begin
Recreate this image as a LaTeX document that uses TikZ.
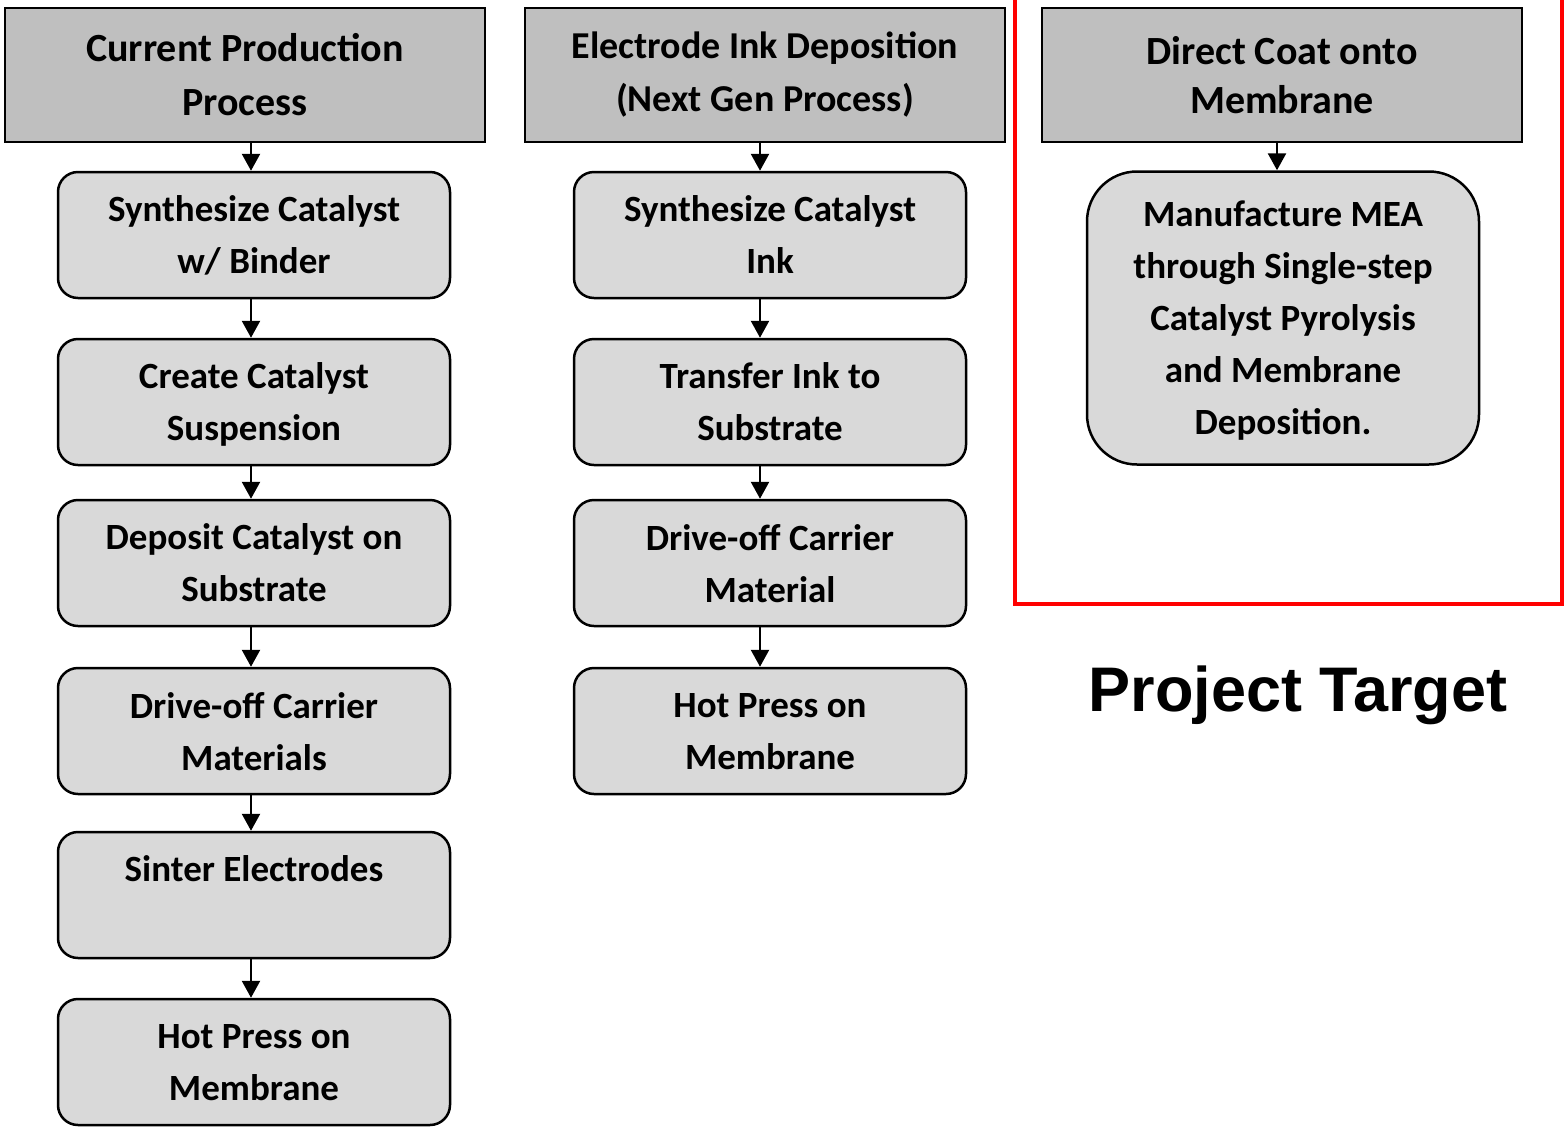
\documentclass[tikz,border=0pt]{standalone}
\usepackage{fontspec}
\setmainfont{Carlito}
\newfontfamily\arialfont{Liberation Sans}
\usetikzlibrary{arrows.meta}

\definecolor{headgray}{HTML}{BFBFBF}
\definecolor{boxgray}{HTML}{D9D9D9}
\definecolor{targetred}{HTML}{FF0000}

\tikzset{
  head/.style={draw, fill=headgray, line width=2.5pt, minimum width=480pt,
    minimum height=134pt, inner sep=0pt, align=center,
    font=\fontsize{40}{54}\selectfont\bfseries},
  stepbox/.style={draw, fill=boxgray, rounded corners=20pt, line width=2.5pt,
    minimum width=392pt, minimum height=126pt, inner sep=0pt, align=center,
    text depth=-8pt, font=\fontsize{37}{52}\selectfont\bfseries},
  flow/.style={-{Triangle[width=18pt,length=17pt]}, line width=2.5pt},
}

\begin{document}
\begin{tikzpicture}[x=1pt,y=1pt]
\useasboundingbox (0,0) rectangle (1564,-1128);
% current process
\node[head] (h1) at (245,-75) {Current Production\\Process};
\node[stepbox] (a1) at (254,-235) {Synthesize Catalyst\\w/ Binder};
\node[stepbox] (a2) at (254,-402) {Create Catalyst\\Suspension};
\node[stepbox] (a3) at (254,-563) {Deposit Catalyst on\\Substrate};
\node[stepbox] (a4) at (254,-731) {Drive-off Carrier\\Materials};
\node[stepbox] (a5) at (254,-895) {Sinter Electrodes\\~};
\node[stepbox] (a6) at (254,-1062) {Hot Press on\\Membrane};
% next gen process
\node[head, font=\fontsize{38}{53}\selectfont\bfseries] (h2) at (765,-75)
  {Electrode Ink Deposition\\(Next Gen Process)};
\node[stepbox] (b1) at (770,-235) {Synthesize Catalyst\\Ink};
\node[stepbox] (b2) at (770,-402) {Transfer Ink to\\Substrate};
\node[stepbox] (b3) at (770,-563) {Drive-off Carrier\\Material};
\node[stepbox] (b4) at (770,-731) {Hot Press on\\Membrane};
% direct coat
\node[head, font=\fontsize{40}{49}\selectfont\bfseries] (h3) at (1282,-75)
  {Direct Coat onto\\Membrane};
\node[stepbox, rounded corners=50pt, minimum height=293pt] (c1) at (1283,-318)
  {Manufacture MEA\\through Single-step\\Catalyst Pyrolysis\\and Membrane\\Deposition.};

\foreach \s/\t in {h1/a1,a1/a2,a2/a3,a3/a4,a4/a5,a5/a6}
  \draw[flow] ([xshift=-3pt]\t.north |- \s.south) -- ([xshift=-3pt]\t.north);
\foreach \s/\t in {h2/b1,b1/b2,b2/b3,b3/b4}
  \draw[flow] ([xshift=-10pt]\t.north |- \s.south) -- ([xshift=-10pt]\t.north);
\draw[flow] ([xshift=-6pt]c1.north |- h3.south) -- ([xshift=-6pt]c1.north);

% target frame
\draw[targetred, line width=4pt] (1015,10) -- (1015,-604) -- (1562,-604) -- (1562,10);
\node[font=\arialfont\bfseries\fontsize{63}{70}\selectfont] (target) at (1298,-695) {Project Target};
\end{tikzpicture}
\end{document}
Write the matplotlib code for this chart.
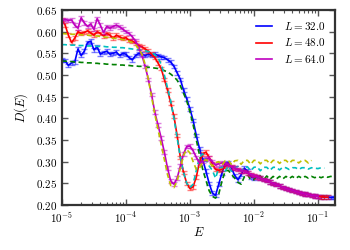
import numpy as np
import matplotlib
matplotlib.use("Agg")
import matplotlib.pyplot as plt
from matplotlib.colors import to_rgba
from matplotlib.ticker import FuncFormatter, FixedLocator

plt.rcParams['mathtext.fontset'] = 'cm'
plt.rcParams['font.family'] = 'serif'

# energy grid, 20 points per decade
E = np.logspace(-5, -0.75, 86)

# common high-energy tail (i = 53 .. 85)
tail = [0.288, 0.285, 0.282, 0.279, 0.277, 0.274, 0.271, 0.268, 0.265, 0.262,
        0.259, 0.256, 0.253, 0.250, 0.247, 0.244, 0.241, 0.238, 0.236, 0.234,
        0.231, 0.229, 0.227, 0.225, 0.224, 0.222, 0.221, 0.220, 0.219, 0.218,
        0.218, 0.217, 0.217]

D_32 = [0.535, 0.533, 0.522, 0.528, 0.530, 0.560, 0.545, 0.555, 0.575, 0.578,
        0.558, 0.565, 0.548, 0.552, 0.555, 0.548, 0.550, 0.553, 0.545, 0.550,
        0.548, 0.540, 0.535, 0.545, 0.550, 0.548, 0.545, 0.548, 0.545, 0.548,
        0.545, 0.542, 0.540, 0.535, 0.530, 0.520, 0.505, 0.490, 0.465, 0.445,
        0.422, 0.395, 0.360, 0.330, 0.305, 0.278, 0.250, 0.228, 0.222, 0.248,
        0.274, 0.295, 0.298, 0.285, 0.268, 0.258, 0.270, 0.285, 0.278, 0.265,
        0.262, 0.266, 0.262] + tail[10:]

D_48 = [0.628, 0.615, 0.592, 0.575, 0.585, 0.600, 0.596, 0.598, 0.602, 0.597,
        0.592, 0.600, 0.596, 0.590, 0.596, 0.592, 0.585, 0.592, 0.588, 0.584,
        0.586, 0.580, 0.578, 0.574, 0.568, 0.565, 0.560, 0.555, 0.548, 0.540,
        0.528, 0.515, 0.490, 0.465, 0.435, 0.405, 0.360, 0.310, 0.275, 0.250,
        0.238, 0.242, 0.265, 0.300, 0.318, 0.322, 0.310, 0.295, 0.282, 0.280,
        0.282, 0.290, 0.292] + tail[:-2]

D_64 = [0.625, 0.628, 0.626, 0.627, 0.615, 0.608, 0.632, 0.620, 0.612, 0.618,
        0.605, 0.630, 0.615, 0.598, 0.612, 0.608, 0.612, 0.615, 0.611, 0.606,
        0.600, 0.596, 0.588, 0.578, 0.562, 0.545, 0.520, 0.490, 0.455, 0.415,
        0.385, 0.355, 0.322, 0.285, 0.255, 0.248, 0.262, 0.290, 0.318, 0.335,
        0.336, 0.325, 0.310, 0.297, 0.300, 0.306, 0.308, 0.300, 0.292, 0.295,
        0.297, 0.296, 0.293] + tail[:-5]

# theory curves
T_32 = [0.532, 0.532, 0.531, 0.531, 0.530, 0.530, 0.529, 0.529, 0.528, 0.528,
        0.527, 0.527, 0.526, 0.526, 0.525, 0.525, 0.524, 0.524, 0.523, 0.523,
        0.522, 0.522, 0.521, 0.521, 0.520, 0.520, 0.519, 0.518, 0.517, 0.516,
        0.515, 0.513, 0.510, 0.507, 0.502, 0.496, 0.488, 0.475, 0.458, 0.440,
        0.415, 0.385, 0.350, 0.315, 0.282, 0.257, 0.233, 0.220, 0.216, 0.225,
        0.255, 0.278, 0.280, 0.270, 0.262, 0.252, 0.248, 0.265, 0.270, 0.258,
        0.258, 0.268, 0.267, 0.258, 0.267, 0.259, 0.266, 0.260, 0.266, 0.260,
        0.266, 0.261, 0.266, 0.261, 0.266, 0.262, 0.266, 0.262, 0.266, 0.263,
        0.266, 0.263, 0.266, 0.264, 0.266, 0.265]

T_48 = [0.570, 0.570, 0.569, 0.569, 0.569, 0.568, 0.568, 0.568, 0.567, 0.567,
        0.567, 0.566, 0.566, 0.566, 0.565, 0.565, 0.564, 0.564, 0.563, 0.563,
        0.562, 0.561, 0.560, 0.559, 0.558, 0.557, 0.556, 0.554, 0.552, 0.547,
        0.540, 0.525, 0.500, 0.470, 0.440, 0.400, 0.355, 0.310, 0.275, 0.250,
        0.240, 0.248, 0.280, 0.310, 0.318, 0.305, 0.290, 0.280, 0.262, 0.285,
        0.288, 0.278, 0.290, 0.278, 0.287, 0.289, 0.278, 0.287, 0.288, 0.279,
        0.287, 0.288, 0.279, 0.287, 0.287, 0.280, 0.287, 0.287, 0.281, 0.287,
        0.286, 0.282, 0.286, 0.286, 0.282, 0.286, 0.286, 0.283, 0.286, 0.285,
        0.284, 0.286, 0.285]

T_64 = [0.596, 0.595, 0.595, 0.594, 0.594, 0.593, 0.593, 0.592, 0.592, 0.591,
        0.590, 0.590, 0.589, 0.588, 0.587, 0.586, 0.585, 0.584, 0.583, 0.582,
        0.580, 0.578, 0.575, 0.570, 0.560, 0.548, 0.525, 0.490, 0.450, 0.410,
        0.375, 0.340, 0.305, 0.270, 0.245, 0.240, 0.255, 0.285, 0.315, 0.328,
        0.320, 0.300, 0.282, 0.285, 0.300, 0.305, 0.298, 0.290, 0.298, 0.300,
        0.292, 0.302, 0.303, 0.293, 0.302, 0.303, 0.294, 0.303, 0.303, 0.294,
        0.303, 0.303, 0.295, 0.303, 0.303, 0.295, 0.303, 0.303, 0.296, 0.303,
        0.303, 0.296, 0.303, 0.303, 0.297, 0.303, 0.303, 0.297, 0.303]

sizes = [32.0, 48.0, 64.0]
data = [D_32, D_48, D_64]
theory = [T_32, T_48, T_64]
err = 0.004

fig = plt.figure(figsize=(3.5, 2.5), dpi=100)
ax = fig.add_axes([0.177, 0.18, 0.78, 0.78])

for L, d, t, c, tc in zip(sizes, data, theory, ['b', 'r', 'm'], ['g', 'c', 'y']):
    ax.errorbar(E[:len(d)], d, yerr=err, fmt='none', ecolor=to_rgba(c, 0.5),
                elinewidth=1.0, capsize=2.2, capthick=1.0)
    ax.plot(E[:len(d)], d, color=c, lw=1.2, label=r'$L = %.1f$' % L)
    ax.plot(E[:len(t)], t, color=tc, lw=1.2, ls=(0, (3, 2)))

ax.set_xscale('log')
ax.set_xlim(1e-5, 0.1845)
ax.set_ylim(0.2, 0.65)
ax.yaxis.set_major_locator(FixedLocator(np.arange(0.20, 0.651, 0.05)))
ax.yaxis.set_major_formatter(FuncFormatter(lambda v, p: r'$%.2f$' % v))
ax.xaxis.set_major_formatter(FuncFormatter(lambda v, p: r'$10^{%d}$' % round(np.log10(v))))

ax.tick_params(which='both', direction='in', top=True, right=True,
               labelsize=8, color='#555555')
ax.tick_params(which='major', length=4, width=1)
ax.tick_params(which='minor', length=2, width=0.8)
for s in ax.spines.values():
    s.set_linewidth(1.6)
    s.set_color('#333333')

ax.set_xlabel(r'$E$', fontsize=9, labelpad=1)
ax.set_ylabel(r'$D(E)$', fontsize=9, labelpad=4)
ax.legend(loc='upper right', frameon=False, fontsize=8, handlelength=1.5,
          handletextpad=1.0, labelspacing=0.4)

fig.savefig('out.png', dpi=100)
end
Give only the count of lines in which the string "this" appears.

2